Не как соглядатай действует Лиана, но и часто как мойра: в руках ее повествовательные нити. И так, ненавязчиво для читателя, она подталкивает его к своему прозрению: бездетная жена Петроса ревнует его к лошади. Но и она, и Ласточка на разных полюсах мироздания вынуждены «зеркалить» друг друга: они с одинаковой силой ревнуют Петроса ко всему чужому («Ласточка»).

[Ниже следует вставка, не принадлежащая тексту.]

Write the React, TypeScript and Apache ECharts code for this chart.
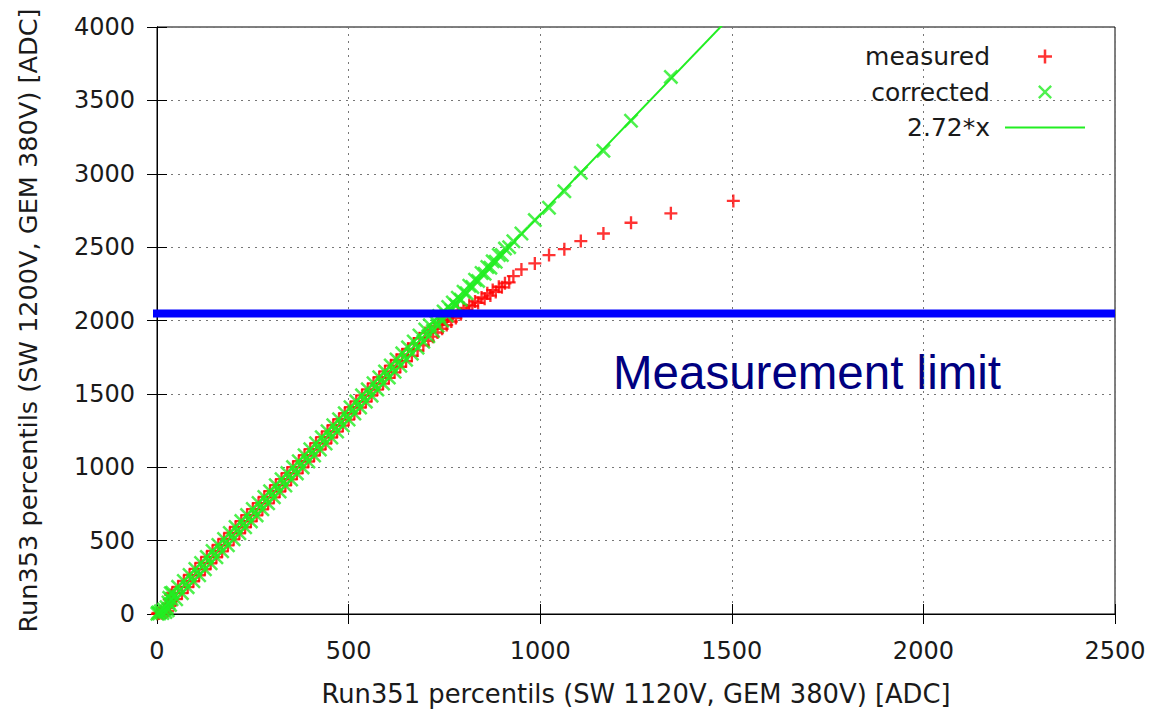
import React, { useEffect, useRef } from "react";
import * as echarts from "echarts";

// ---- data ----
const xTicks = { min: 0, max: 2500, interval: 500 };
const yTicks = { min: 0, max: 4000, interval: 500 };

// cluster near the origin
const originX = [1, 3, 6, 10, 14, 18, 22, 25, 28, 30, 32, 34, 36, 38];
const originMeasured = [1, 8, 3, 15, 5, 25, 10, 40, 20, 70, 100, 55, 130, 90];
const originCorrected = [2, 10, 4, 18, 7, 30, 14, 46, 26, 78, 110, 62, 142, 100];

// channel A percentiles
const xA = [40, 55, 70, 85, 100, 115, 130, 145, 160, 175, 190, 205, 220, 235, 250, 265, 280, 295, 310, 325, 340, 355, 370, 385, 400, 415, 430, 445, 460, 475, 490, 505, 520, 535, 550, 565, 580, 595, 610, 625, 640, 655, 670, 685, 700, 712, 724, 736, 748, 760, 772, 785, 800, 815, 830, 847, 862, 876, 892, 908, 930, 951, 986, 1023, 1063, 1106, 1165, 1237, 1341, 1504];
const measuredA = [144, 185, 225, 266, 307, 348, 389, 429, 470, 511, 552, 593, 633, 674, 715, 756, 797, 837, 878, 919, 960, 1001, 1041, 1082, 1123, 1164, 1205, 1245, 1286, 1327, 1368, 1409, 1449, 1490, 1531, 1572, 1613, 1653, 1692, 1731, 1769, 1807, 1843, 1879, 1914, 1937, 1961, 1984, 2007, 2027, 2047, 2067, 2085, 2105, 2130, 2157, 2185, 2207, 2230, 2253, 2302, 2348, 2389, 2446, 2486, 2541, 2593, 2666, 2730, 2815];
const correctedA = [144, 185, 225, 266, 307, 348, 389, 429, 470, 511, 552, 593, 633, 674, 715, 756, 797, 837, 878, 919, 960, 1001, 1041, 1082, 1123, 1164, 1205, 1245, 1286, 1327, 1368, 1409, 1449, 1490, 1531, 1572, 1613, 1653, 1694, 1735, 1776, 1817, 1857, 1898, 1939, 1968, 1999, 2030, 2062, 2092, 2123, 2155, 2196, 2237, 2278, 2324, 2365, 2403, 2446, 2490, 2540, 2593, 2684, 2768, 2880, 3006, 3156, 3361, 3660, 4091];

// channel B percentiles
const xB = [50, 65, 80, 95, 110, 125, 140, 155, 170, 185, 200, 215, 230, 245, 260, 275, 290, 305, 320, 335, 350, 365, 380, 395, 410, 425, 440, 455, 470, 485, 500, 515, 530, 545, 560, 575, 590, 605, 620, 635, 650, 665, 680, 695, 708, 720, 732, 744, 756, 768, 780, 793, 808, 823, 838, 855, 870, 884, 900, 919];
const measuredB = [101, 142, 183, 223, 264, 305, 346, 387, 427, 468, 509, 550, 591, 631, 672, 713, 754, 795, 835, 876, 917, 958, 999, 1039, 1080, 1121, 1162, 1203, 1243, 1284, 1325, 1366, 1407, 1447, 1488, 1529, 1570, 1609, 1647, 1685, 1723, 1760, 1796, 1830, 1862, 1890, 1918, 1944, 1969, 1993, 2017, 2042, 2070, 2098, 2120, 2148, 2170, 2195, 2226, 2260];
const correctedB = [101, 142, 183, 223, 264, 305, 346, 387, 427, 468, 509, 550, 591, 631, 672, 713, 754, 795, 835, 876, 917, 958, 999, 1039, 1080, 1121, 1162, 1203, 1243, 1284, 1325, 1366, 1407, 1447, 1488, 1529, 1570, 1611, 1651, 1692, 1733, 1774, 1815, 1855, 1893, 1928, 1964, 1999, 2034, 2069, 2105, 2142, 2185, 2228, 2270, 2318, 2360, 2400, 2446, 2500];

const fitSlope = 2.72;
const fitX = [0, 2500];
const measurementLimit = 2048;
const limitLineX = [-23, 2500];

const seriesNames = ["measured", "corrected", "2.72*x"];
const xAxisName = "Run351 percentils (SW 1120V, GEM 380V) [ADC]";
const yAxisName = "Run353 percentils (SW 1200V, GEM 380V) [ADC]";
const limitLabel = "Measurement limit";

const pairs = (xs: number[], ys: number[]) => xs.map((x, i) => [x, ys[i]]);

const PLUS = "path://M4.1,0H5.9V4.1H10V5.9H5.9V10H4.1V5.9H0V4.1H4.1Z";
const CROSS = "path://M0,1.2L1.2,0L5,3.8L8.8,0L10,1.2L6.2,5L10,8.8L8.8,10L5,6.2L1.2,10L0,8.8L3.8,5Z";
const LINE_ICON = "path://M0,0H80V2H0Z";
const FONT = "DejaVu Sans";
const TEXT = "#1a1a1a";
const GREEN = "#22ee22";

export default function App() {
  const ref = useRef<HTMLDivElement>(null);
  useEffect(() => {
    if (!ref.current) return;
    const chart = echarts.init(ref.current, null, { renderer: "svg" });
    const measuredData = [
      ...pairs(originX, originMeasured),
      ...pairs(xA, measuredA),
      ...pairs(xB, measuredB),
    ];
    const correctedData = [
      ...pairs(originX, originCorrected),
      ...pairs(xA, correctedA),
      ...pairs(xB, correctedB),
    ];
    const fitData = fitX.map((x) => [x, fitSlope * x]);
    const limitData = limitLineX.map((x) => [x, measurementLimit]);

    const splitStyle = { show: true, lineStyle: { color: "#777", type: [2, 5] as any, width: 1 } };
    const tick = { show: true, inside: true, length: 10, lineStyle: { color: "#000" } };
    const axisLine = { show: true, lineStyle: { color: "#000", width: 1 } };
    const mirrorX = {
      type: "value", position: "top", ...xTicks,
      axisLine, axisTick: tick, axisLabel: { show: false }, splitLine: { show: false },
    };
    const mirrorY = {
      type: "value", position: "right", ...yTicks,
      axisLine, axisTick: tick, axisLabel: { show: false }, splitLine: { show: false },
    };
    const fmt = (v: number) => String(v);

    chart.setOption({
      animation: false,
      backgroundColor: "#fff",
      grid: { left: 157, right: 39, top: 27, bottom: 99, show: true, borderColor: "#000", borderWidth: 1 },
      legend: {
        orient: "vertical",
        right: 64,
        top: 39,
        align: "right",
        itemWidth: 80,
        itemHeight: 14,
        itemGap: 10.5,
        data: [
          { name: seriesNames[0], icon: PLUS },
          { name: seriesNames[1], icon: CROSS },
          { name: seriesNames[2], icon: LINE_ICON },
        ],
        textStyle: { fontSize: 25, fontFamily: FONT, color: TEXT, padding: [0, 10, 0, 0] },
      },
      xAxis: [
        {
          type: "value", ...xTicks,
          name: xAxisName, nameLocation: "middle", nameGap: 67,
          nameTextStyle: { fontSize: 25.8, fontFamily: FONT, color: TEXT },
          axisLine, axisTick: tick,
          axisLabel: { fontSize: 24, fontFamily: FONT, color: TEXT, margin: 25, formatter: fmt },
          splitLine: splitStyle,
        },
        mirrorX,
      ],
      yAxis: [
        {
          type: "value", ...yTicks,
          name: yAxisName, nameLocation: "middle", nameGap: 116,
          nameTextStyle: { fontSize: 25.6, fontFamily: FONT, color: TEXT },
          axisLine, axisTick: tick,
          axisLabel: { fontSize: 24, fontFamily: FONT, color: TEXT, margin: 22, formatter: fmt },
          splitLine: splitStyle,
        },
        mirrorY,
      ],
      series: [
        {
          name: seriesNames[0],
          type: "scatter",
          data: measuredData,
          symbol: PLUS,
          symbolSize: 13,
          itemStyle: { color: "#ff0000" },
          clip: true,
        },
        {
          name: seriesNames[1],
          type: "scatter",
          data: correctedData,
          symbol: CROSS,
          symbolSize: 15,
          itemStyle: { color: GREEN },
          clip: true,
        },
        {
          name: seriesNames[2],
          type: "line",
          data: fitData,
          showSymbol: false,
          symbol: "none",
          lineStyle: { color: GREEN, width: 2 },
          itemStyle: { color: GREEN },
          clip: true,
        },
        {
          name: "limit",
          type: "line",
          data: limitData,
          showSymbol: false,
          symbol: "none",
          silent: true,
          lineStyle: { color: "#0000ff", width: 8 },
          itemStyle: { color: "#0000ff" },
          clip: false,
          z: 5,
        },
      ],
      graphic: [
        {
          type: "text",
          x: 613,
          y: 372,
          style: {
            text: limitLabel,
            fontSize: 47.5,
            fontFamily: "Liberation Sans",
            fill: "#000080",
            verticalAlign: "middle",
          },
        },
      ],
    });
    return () => chart.dispose();
  }, []);
  return (
    <div
      ref={ref}
      style={{ position: "fixed", left: 0, top: 0, width: 1154, height: 713, background: "#fff" }}
    />
  );
}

В эту прозу внесена чистая поэтическая концовка — ведь отбивать парадоксальный финал словом или абзацем можно, пожалуй, только в стихотворении. Иногда Лиана действует и как математик — решает человеческое уравнение. Так в сюжете рассказа «Апельсин» передана история взаимоотношений с трудным подростком — Леной. Поэт видит в никому не нужном уличном ребенке героя повествования. А гуманист Шахвердян еще и пытается изменить его судьбу.
Рассказы ее написаны всегда на стыке — меняющихся времен и жизни представителей разных народов: перед нами «вечные» армяне, русские, персы, грузины, увы, и они неприкаянные, зависающие в динамическом равновесии.
Грант Матевосян в монологе «Репутация» говорил о том, что в 1990-е творцы, да и все люди, были выброшены из своего времени, попали в безвременье.
В этом контексте Шахвердян прочерчивает пути-дороги, преодолеваемые теми, кто доживал излом СССР и искал новую жизнь. В те годы многим людям спасли мировоззрение, поставив сбившийся прицел, рок-музыканты. В том числе Егор Летов — на смену коммунистической идеологии и безверия пришел панк-рок с его шаманизмом и любовью к народной песне. Удивительный опыт читателю откроет рассказ «Книга». Лучше было бы его назвать «Книга Тайги», или «Таёжная книга». Молодая грузинка Заира, лишившись поддержки матери, которая влюбилась в молодого мужчину и рассталась с отцом девушки, переезжает с отцом, офицером, в Новосибирск. Там во время тренировки она получает тяжелую травму ноги. Спасти ее может только знахарка-травница баба Надя. Тут автор мастерски вновь сталкивает миры — трезвый, расчетливый, заблудший на излете времен и вечный, природный. Хотя природный часто у Лианы приобретает черты дионисийства — с пьянкой и преступностью. Но в этом рассказе писатель работает в той же традиции, что и упомянутый выше Виктор Петрович Астафьев с его любовью к этнографической детали, к народному говору. Шахвердян — обладательница бурлящего закавказского темперамента, поэтому сибирская магическая реальность наполняется типичными армянскими, грузинскими интонациями. Особенно экспрессивно это вышло в эпизоде, где героиня прощается со своей матерью.
Конфликт миров талантливо выписан и в «Белом платье»: ученики одного класса как будто в поединке: «кавказцы» против «военных».
Эта книга покажет нам нашего современника, ровесника или чуть старше: его мы часто домысливали, видели его искривленный образ в медиа или социальных сетях. Здесь он представлен таким, каким мы его не могли знать: со своим смятеньем, родовыми и личными болями, и их легко принять за свою личную правду.